StoneCypher commented 3 years ago

because modern JS rules also requires semicolons to make syntax consistent.

No they don't. Your preferred eslint config is not "modern JS rules."

StoneCypher commented 3 years ago

@hildjj - In the linked issue, you suggested that this could be used to ignore productions. At this time I do not yet understand how.

The ability to ignore productions would be huge for me. I maintain a compiler behind peg mostly just for this.

Would you show me how this syntax enables that, or did I misunderstand?

StoneCypher commented 3 years ago

Another possible way of evolution -- change how the rule rule itself is defined and thus make it impossible to create clash.

If there are breaking changes, this is a meaningless anti-fork, and I will just resurrect my fork.

No, we're not going to throw away the entire community on a whim to get a minor feature that can be had other ways. Don't be irresponsible.

hildjj commented 3 years ago

@hildjj - In the linked issue, you suggested that this could be used to ignore productions. At this time I do not yet understand how.

It would allow it by solving a slightly different problem: marking the productions you want to save. If the syntax is small enough, it seems like an approach you might like just as well as marking the ones you want to ignore.

hildjj commented 3 years ago

No, we're not going to throw away the entire community on a whim to get a minor feature that can be had other ways. Don't be irresponsible.

Let's all assume good intent from everyone involved, please. We'll make decisions together, but ideas that we don't take may kick off new ideas that we do like.

StoneCypher commented 3 years ago

We'll make decisions together, but ideas that we don't take may kick off new ideas that we do like.

Any significant breaking change means this library is useless to me, and the original must be re-saved. This will almost certainly be true of every other user of the old library.

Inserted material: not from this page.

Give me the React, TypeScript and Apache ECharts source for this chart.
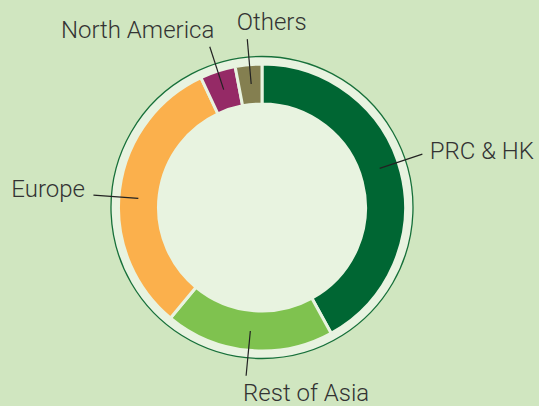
import React, { useEffect, useRef } from "react";
import * as echarts from "echarts";

// ---- data ----
const categories = ["PRC & HK", "Rest of Asia", "Europe", "North America", "Others"];
const shares = [42, 19, 32, 4, 3];
const colors = ["#006633", "#7fc24f", "#fbb04c", "#952a66", "#847f50"];

// ---- layout / style ----
const W = 539;
const H = 406;
const CX = 262;
const CY = 207.5;
const R_IN = 105;
const R_OUT = 142;
const R_RING = 151;
const GAP = 3;
const LINE_R0 = 124;
const LINE_R1 = 169;
// small tweaks to the leader-line angle (degrees) relative to the slice middle
const lineAngleAdjust = [-4, 0, -3, 0, 0.4];
// label anchor offset from the leader-line end: [dx, dy, align]
const labelOffsets: [number, number, string][] = [
  [7.4, -3, "left"],
  [-3, 17.2, "left"],
  [-8.5, -6, "right"],
  [4.5, -17, "right"],
  [-10.5, -17, "left"],
];

const BG = "#d0e6c0";
const FILL = "#e8f3e0";
const RING = "#17703a";
const TEXT = "#333333";
const LINE = "#222222";

function midAngles(): number[] {
  const total = shares.reduce((a, b) => a + b, 0);
  let acc = 0;
  return shares.map((v) => {
    const a0 = (acc / total) * 360;
    acc += v;
    const a1 = (acc / total) * 360;
    return (a0 + a1) / 2;
  });
}

function polar(angleDeg: number, r: number): [number, number] {
  const t = (angleDeg * Math.PI) / 180;
  return [CX + r * Math.sin(t), CY - r * Math.cos(t)];
}

export default function App() {
  const ref = useRef<HTMLDivElement>(null);

  useEffect(() => {
    if (!ref.current) return;
    const chart = echarts.init(ref.current, null, { renderer: "svg" });
    const mids = midAngles();
    const ends = mids.map((m, i) => polar(m + lineAngleAdjust[i], LINE_R1));
    const starts = mids.map((m, i) => polar(m + lineAngleAdjust[i], LINE_R0));

    chart.setOption({
      animation: false,
      backgroundColor: BG,
      graphic: starts.map((p0, i) => ({
        type: "line",
        silent: true,
        z: 10,
        shape: { x1: p0[0], y1: p0[1], x2: ends[i][0], y2: ends[i][1] },
        style: { stroke: LINE, lineWidth: 1.2 },
      })),
      series: [
        {
          type: "pie",
          silent: true,
          center: [CX, CY],
          radius: [0, R_RING],
          label: { show: false },
          labelLine: { show: false },
          emphasis: { disabled: true },
          itemStyle: { color: FILL, borderColor: RING, borderWidth: 1.3 },
          data: [{ value: 1, name: "" }],
          z: 1,
        },
        {
          type: "pie",
          silent: true,
          center: [CX, CY],
          radius: [R_IN - GAP / 2, R_OUT + GAP / 2],
          startAngle: 90,
          clockwise: true,
          avoidLabelOverlap: false,
          emphasis: { disabled: true },
          itemStyle: { borderColor: FILL, borderWidth: GAP },
          label: {
            show: true,
            position: "outside",
            formatter: "{b}",
            color: TEXT,
            fontSize: 24,
            lineHeight: 20,
            fontFamily: "Roboto",
            fontWeight: 300,
          },
          labelLine: { show: false },
          labelLayout: (params: any) => {
            const i = params.dataIndex;
            const p1 = ends[i];
            const off = labelOffsets[i];
            return {
              x: p1[0] + off[0],
              y: p1[1] + off[1],
              align: off[2],
              verticalAlign: "middle",
            };
          },
          data: categories.map((name, i) => ({
            name,
            value: shares[i],
            itemStyle: { color: colors[i] },
          })),
          z: 2,
        },
      ],
    });

    return () => chart.dispose();
  }, []);

  return (
    <div
      ref={ref}
      style={{ position: "absolute", left: 0, top: 0, width: W, height: H }}
    />
  );
}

I'm letting you know, right now, that people who clung to the old library for a year and a half after its old maintainer murdered it through negligence are doing so because they don't have a choice.

If you make breaking changes, you're creating the exact same extermination choice.

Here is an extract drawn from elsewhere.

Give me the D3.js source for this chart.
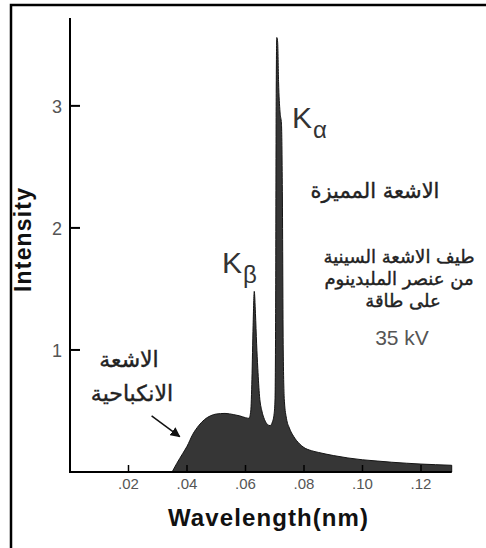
<!DOCTYPE html>
<html>
<head>
<meta charset="utf-8">
<script src="https://cdn.jsdelivr.net/npm/d3@7"></script>
<style>
  body { margin: 0; background: #fff; }
  svg { display: block; }
</style>
</head>
<body>
<svg id="chart" width="486" height="548"></svg>
<script>
// spectrum (wavelength nm -> intensity)
var wavelength = [0.0349, 0.0365, 0.0385, 0.040, 0.042, 0.044, 0.046, 0.048, 0.050, 0.053,
    0.056, 0.058, 0.0600, 0.0612, 0.0618, 0.0622, 0.0626, 0.0630, 0.0634, 0.0638,
    0.0642, 0.0648, 0.0656, 0.0665, 0.0675, 0.0684, 0.0692, 0.0698, 0.0701, 0.0703,
    0.0705, 0.0707, 0.0710, 0.0713, 0.0718, 0.0723, 0.0726, 0.0729, 0.0733, 0.0740,
    0.0750, 0.0765, 0.0785, 0.080, 0.0825, 0.085, 0.090, 0.095, 0.100, 0.105,
    0.110, 0.115, 0.120, 0.125, 0.1305];
var intensity = [0, 0.07, 0.15, 0.21, 0.31, 0.38, 0.43, 0.46, 0.475, 0.48,
    0.47, 0.46, 0.445, 0.44, 0.5, 0.76, 1.2, 1.48, 1.3, 1.05,
    0.85, 0.62, 0.5, 0.43, 0.39, 0.38, 0.41, 0.48, 0.6, 1.3,
    3.1, 3.56, 3.52, 3.2, 2.95, 2.85, 2.3, 1.0, 0.58, 0.44,
    0.36, 0.29, 0.23, 0.2, 0.175, 0.16, 0.135, 0.115, 0.1, 0.09,
    0.08, 0.072, 0.065, 0.06, 0.055];

var xTicks = [0.02, 0.04, 0.06, 0.08, 0.10, 0.12];
var xTickLabels = [".02", ".04", ".06", ".08", ".10", ".12"];
var yTicks = [1, 2, 3];
var yTickLabels = ["1", "2", "3"];

var svg = d3.select("#chart");

// frame (only top and left edges show in the picture)
svg.append("rect")
    .attr("x", 11).attr("y", 5)
    .attr("width", 490).attr("height", 560)
    .attr("fill", "none")
    .attr("stroke", "#000")
    .attr("stroke-width", 2.5);

var x = d3.scaleLinear().domain([0, 0.12]).range([70, 421]);
var y = d3.scaleLinear().domain([0, 3.72]).range([472, 18]);

var pts = wavelength.map(function(w, i) { return [w, intensity[i]]; });

var area = d3.area()
    .x(function(d) { return x(d[0]); })
    .y0(y(0))
    .y1(function(d) { return y(d[1]); })
    .curve(d3.curveMonotoneX);

svg.append("path")
    .datum(pts)
    .attr("d", area)
    .attr("fill", "#363636")
    .attr("stroke", "#141414")
    .attr("stroke-width", 1);

// axes lines
svg.append("line")
    .attr("x1", x(0)).attr("x2", x(0))
    .attr("y1", y(3.72)).attr("y2", y(0) + 1)
    .attr("stroke", "#000").attr("stroke-width", 2);
svg.append("line")
    .attr("x1", x(0) - 1).attr("x2", x(0.1305))
    .attr("y1", y(0)).attr("y2", y(0))
    .attr("stroke", "#000").attr("stroke-width", 2);

// ticks point inward
svg.selectAll(".xtick").data(xTicks).enter().append("line")
    .attr("class", "xtick")
    .attr("x1", function(d) { return x(d); })
    .attr("x2", function(d) { return x(d); })
    .attr("y1", y(0)).attr("y2", y(0) - 7)
    .attr("stroke", "#000").attr("stroke-width", 1.5);
svg.selectAll(".xlab").data(xTicks).enter().append("text")
    .attr("class", "xlab")
    .attr("x", function(d) { return x(d); })
    .attr("y", 489)
    .attr("text-anchor", "middle")
    .attr("font-family", "Liberation Sans, Arial, sans-serif")
    .attr("font-size", "15px")
    .attr("fill", "#555")
    .text(function(d, i) { return xTickLabels[i]; });

svg.selectAll(".ytick").data(yTicks).enter().append("line")
    .attr("class", "ytick")
    .attr("x1", x(0)).attr("x2", x(0) + 10)
    .attr("y1", function(d) { return y(d); })
    .attr("y2", function(d) { return y(d); })
    .attr("stroke", "#000").attr("stroke-width", 2);
svg.selectAll(".ylab").data(yTicks).enter().append("text")
    .attr("class", "ylab")
    .attr("x", 62)
    .attr("y", function(d) { return y(d) + 7; })
    .attr("text-anchor", "end")
    .attr("font-family", "Liberation Sans, Arial, sans-serif")
    .attr("font-size", "18px")
    .attr("fill", "#555")
    .text(function(d, i) { return yTickLabels[i]; });

// axis titles
svg.append("text")
    .attr("x", 268).attr("y", 526)
    .attr("text-anchor", "middle")
    .attr("font-family", "Liberation Sans, Arial, sans-serif")
    .attr("font-weight", "bold")
    .attr("font-size", "24px")
    .attr("textLength", 200)
    .attr("fill", "#111")
    .text("Wavelength(nm)");

svg.append("text")
    .attr("transform", "translate(31,240) rotate(-90)")
    .attr("text-anchor", "middle")
    .attr("font-family", "Liberation Sans, Arial, sans-serif")
    .attr("font-weight", "bold")
    .attr("font-size", "23px")
    .attr("textLength", 104)
    .attr("fill", "#111")
    .text("Intensity");

// peak labels
function kLabel(px, py, sub) {
    var t = svg.append("text")
        .attr("x", px).attr("y", py)
        .attr("font-family", "Liberation Sans, Arial, sans-serif")
        .attr("fill", "#333");
    t.append("tspan").attr("font-size", "30px").text("K");
    t.append("tspan").attr("font-size", "24px").attr("dy", 10).attr("dx", 1).text(sub);
}
kLabel(292, 128, "\u03b1");
kLabel(222, 273, "\u03b2");

// arabic notes
var arFont = "DejaVu Sans, sans-serif";
function note(px, py, size, txt) {
    return svg.append("text")
        .attr("x", px).attr("y", py)
        .attr("text-anchor", "middle")
        .attr("font-family", arFont)
        .attr("font-size", size)
        .attr("fill", "#222")
        .attr("stroke", "#222")
        .attr("stroke-width", 0.4)
        .text(txt);
}
note(375, 198, "21px", "الاشعة المميزة");
note(399, 263, "18px", "طيف الاشعة السينية");
note(399, 285, "18px", "من عنصر الملبدينوم");
note(403, 307, "18px", "على طاقة");
note(402, 345, "21px", "35 kV")
    .attr("font-family", "Liberation Sans, Arial, sans-serif")
    .attr("stroke", null)
    .attr("fill", "#555");

note(129, 367, "22px", "الاشعة");
note(132, 401, "22px", "الانكباحية");

// arrow toward continuous part
svg.append("defs").append("marker")
    .attr("id", "ah")
    .attr("viewBox", "0 0 10 10")
    .attr("refX", 9).attr("refY", 5)
    .attr("markerWidth", 10).attr("markerHeight", 10)
    .attr("markerUnits", "userSpaceOnUse")
    .attr("orient", "auto")
    .append("path").attr("d", "M0,0 L10,5 L0,10 z").attr("fill", "#111");
svg.append("line")
    .attr("x1", x(0.0279)).attr("y1", y(0.46))
    .attr("x2", x(0.0375)).attr("y2", y(0.29))
    .attr("stroke", "#111").attr("stroke-width", 1.5)
    .attr("marker-end", "url(#ah)");
</script>
</body>
</html>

It's important to get this through everyone's head, early, or else you'll lose the whole thing over whimsy.

The way to fork a dying library to save the old community is well understood. Don't re-murder it.

StoneCypher commented 3 years ago

It would allow it by solving a slightly different problem: marking the productions you want to save. If the syntax is small enough, it seems like an approach you might like just as well as marking the ones you want to ignore.

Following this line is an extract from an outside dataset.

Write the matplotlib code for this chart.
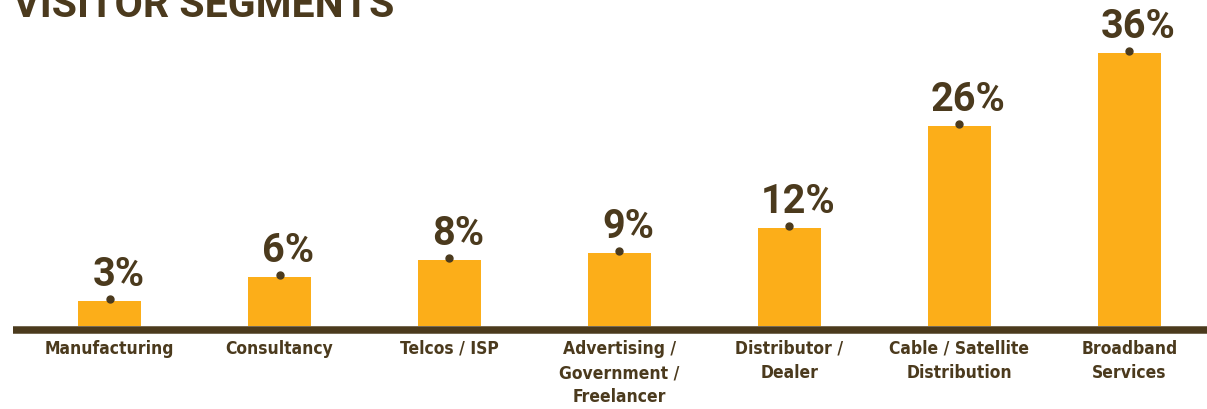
import matplotlib
matplotlib.use("Agg")
import matplotlib.pyplot as plt
import matplotlib.transforms as mtransforms

# data
categories = ["Manufacturing", "Consultancy", "Telcos / ISP",
              "Advertising /\nGovernment /\nFreelancer", "Distributor /\nDealer",
              "Cable / Satellite\nDistribution", "Broadband\nServices"]
bar_values = [3.2, 6.4, 8.7, 9.6, 12.9, 26.4, 36.0]
value_labels = ["3%", "6%", "8%", "9%", "12%", "26%", "36%"]

ORANGE = "#FCAE19"
BROWN = "#4B3A1D"
W, H = 1207, 409

fig = plt.figure(figsize=(W / 100, H / 100), dpi=100, facecolor="white")
ax = fig.add_axes([0, 83.3 / H, 1, 1 - 83.3 / H])
ax.set_facecolor("none")

x = list(range(len(categories)))
ax.bar(x, bar_values, width=63 / 170, color=ORANGE, zorder=2)

# small dots on top of each bar
dot_tr = mtransforms.offset_copy(ax.transData, fig, y=2, units="dots")
ax.plot(x, bar_values, "o", color=BROWN, markersize=5, transform=dot_tr,
        clip_on=False, zorder=3)

# percentage labels
lab_tr = mtransforms.offset_copy(ax.transData, fig, x=9, y=15, units="dots")
for xi, v, lab in zip(x, bar_values, value_labels):
    ax.text(xi, v, lab, transform=lab_tr, ha="center", va="baseline",
            fontsize=28.5, fontweight="bold", family=["Roboto", "DejaVu Sans"],
            color=BROWN)

# category labels under the baseline
cat_tr = mtransforms.offset_copy(ax.transData, fig, y=-14, units="dots")
for xi, c in zip(x, categories):
    ax.text(xi, 0, c, transform=cat_tr, ha="center", va="top",
            fontsize=12.5, fontweight="bold", fontstretch="condensed",
            linespacing=1.45, family="DejaVu Sans", color=BROWN)

ax.set_xlim(-109.5 / 170, (W - 109.5) / 170)
ax.set_ylim(0, 43.0)
ax.axis("off")

# thick baseline
fig.add_artist(plt.Line2D([13 / W, 1], [(H - 329.5) / H] * 2, color=BROWN,
                          linewidth=5.4, solid_capstyle="butt"))

fig.text(13 / W, (H - 17.3) / H, "VISITOR SEGMENTS", ha="left", va="baseline",
         fontsize=29.5, fontweight="bold", family=["Roboto", "DejaVu Sans"],
         color=BROWN)

fig.savefig("out.png", dpi=100, facecolor="white")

Well, okay, that's fine, maybe even useful

But please understand that it's critically different than the issue you tagged it from, and doesn't do anything at all for people who need to ignore productions

hildjj commented 3 years ago

I'm committed to backward compatibility. I'm committed to doing good semantic versioning to ensure that people can make good decisions about when to upgrade. I'm committed to being a steward for the community's consensus (see my work at the IETF for examples of how much I value consensus over my own opinions).

Over time, hopefully we can build enough trust in those commitments.

StoneCypher commented 3 years ago

I'm committed to backward compatibility

❤️

 

I'm committed to doing good semantic versioning to ensure that people can make good decisions about when to upgrade.

👍

 

my work at the IETF

🦾

Mingun commented 3 years ago

This has been repeatedly suggested throughout the years. This breaks javascript and must not occur.

I'm confusing: how is slight change of the PEG syntax can break (generated) js? Furthermore, requiring semicolons doesn't really introduce new syntax, but reuses existing one. I can't imagine any situation where you won't be able to switch from the optional semicolons to the required ones. That is why I think that this is the most safe way to resolve ambiguity (except using the other symbol, of course).

Your preferred eslint config is not "modern JS rules."

That is not my preferred config, honestly, I'm even don't use JS regularly. It is just ESLint default. And I think that people had some good reasons to make defaulted exactly that variant. So I think, that choice could be called "modern rules".

hildjj commented 3 years ago

Let's not get bogged down in any of the syntax wars here, please. Any valid JS should be able to go into an action block.

Mingun commented 3 years ago

Any valid JS should be able to go into an action block.

Of course, of course, that is holy cow... My suggestion doesn't touch any code blocks at all, it is about semicolons in the grammar, not in the code blocks. Code blocks are always were opaque things and that remains unchanged.

hildjj commented 3 years ago

Nod, that's a helpful distinction.

hildjj commented 3 years ago

PR #89 is pretty close at this point. Now it's time to decide if we like it enough to land it.

I do like it; I use @ enough that i've gone out of my way in a couple of non-production projects to rely on odd versions of pegjs in the past. The implementation is adequate (if a little confusing because of the way the stack manipulation has to happen). Tests gave adequate coverage. I've prototyped ahead the few other places I might like us to use @ and am not concerned about overlaps from a grammar perspective.

Note that the example I added to the end of the documentation is:

list = head:word tail:(_ "," _ @word)* { return [head].concat(tail); }
word = $[a-z]i+
_ = [ \t]*

which shows off how @ can pluck from parens, which is its killer feature, imo.

Mingun commented 3 years ago

I think, that feature is ready to merging, clash with the proposed annotations syntax actually not so big and I think is easy solvable (if not by requiring semicolons, then by using, for example @@annotation, or rust-style annotations)

StoneCypher commented 3 years ago

Needs a version bump for a release

hildjj commented 3 years ago

Yep, I'm going to do that on #101 since this isn't the only feature.